The CLOD algorithms i've found describe how finely to subdivide the faces of a surface from a given viewpoint, but they don't explicitly mention how to make use of view culling to reduce the amount of work.  If faces can be quickly rejected as being outside the view volume, they don't have to be evaluated for subdivision!

I went looking for online and print resources describing how to cull 3D triangles against a view volume.  Surprisingly, there were no references online.

My early attempt to solve this problem (1999):

Test: 3D triangle vs. view volume

The triangle is given as three 3D points.  The view volume is given as 6 plane equations, or for the purposes of this description, 4 plane equations.  The result of the test should indicate how much of the triangle is inside the view volume: ALL IN, PART IN, or NONE IN.

One way is to to turn the triangle into a sphere, by averaging to find the center and radius, then test the sphere against the view volume.  This is straightforward, but very conservative and, when i tried it, very slow.

We can test each point individually against each of the 4 planes.  Just like 2D clipping, this gives 9 possible 4-bit "outcodes" for each vertex.  Cases:

  1. All points are in the view volume -> ALL IN
  2. Either 1 or 2 points are in the view volume: -> PART IN
  3. All points are outside the view volume, and no part of the triangle intersects the volume -> NONE IN
  4. All points are outside the view volume, but some part of the triangle intersects the volume -> PART IN

Cases 1 and 2 are easy to detect:

If all 3 outcode are not 0, how do we tell cases 3 and 4 apart?  We could binary-and the outcodes together.

That leaves the complicated case of triangles that straddle the view volume and may or may not intersect.  I think it would take a lot more calculation to determine whether or not it actually intersects.  We could test each of the 4 rays that define the edges of the view volume for intersection with the triangle, using a ray-vs-triangle algorithm.  There may be other approaches as well.  However, since this is a relatively unusual case, we could just conservatively declare at this point that the triangle is PART IN, with the understanding that in some cases it's actually not.

Update (2006):

From: Sergi [mailto:zgoonza@hotmail.com]
Sent: Sunday, November 12, 2006 4:28 AM
Subject: Culling triangles against a view volume

If you are interested in culling triangles against a view volume, you can use 3D Cohen-Sutherland line clipping algorithm. In Cohen-Sutherland 2D line clipping algorithm, the endpoints of a line are classified into 9 regions. In 3d, each endpoint is classified into 27 regions.

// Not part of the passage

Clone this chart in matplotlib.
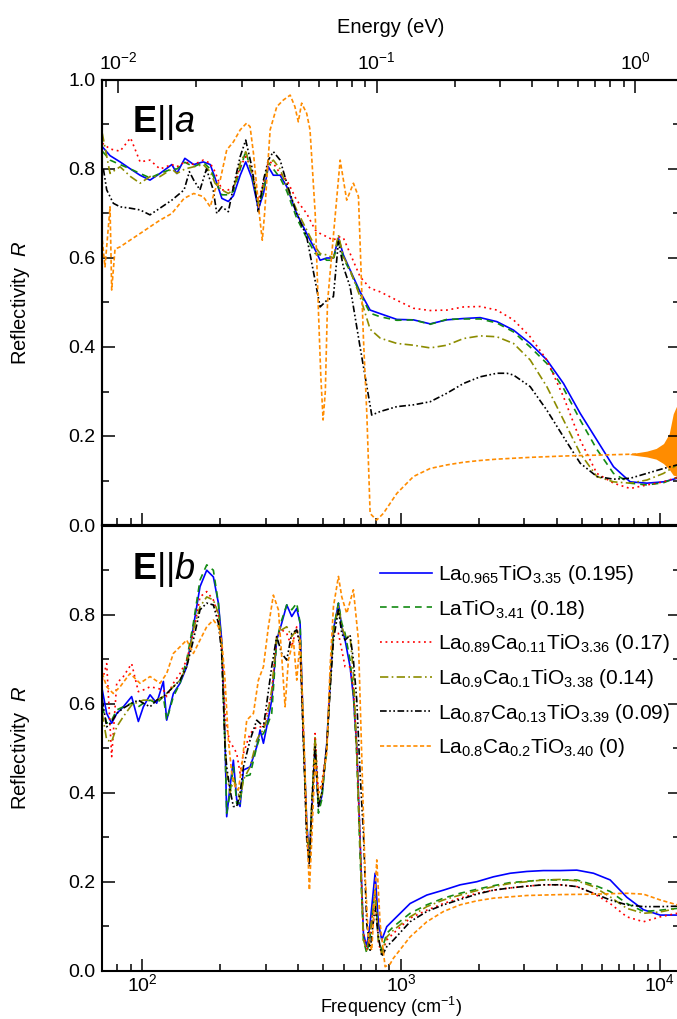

Useful information about the algorithm can be found here:
http://www.cs.drexel.edu/~david/Classes/CS430/Lectures/L-14_CullingZbufRays.6.pdf

To cull a triangle, once you have classified the 3 triangle points, check the following conditions:

if ( (outcodes[0] | outcodes[1]) == 0 && (outcodes[1] | outcodes[2]) == 0 )
{
  // all points in
  early_in++;
}
else if ( (outcodes[0] == outcodes[1]) && (outcodes[0] == outcodes[2]) )
{
  // all points out
  early_out++;
}
else
{
  // part of the triangle is inside the viewing volume
}

I'm using this algorithm in my software rasterizer and it works well.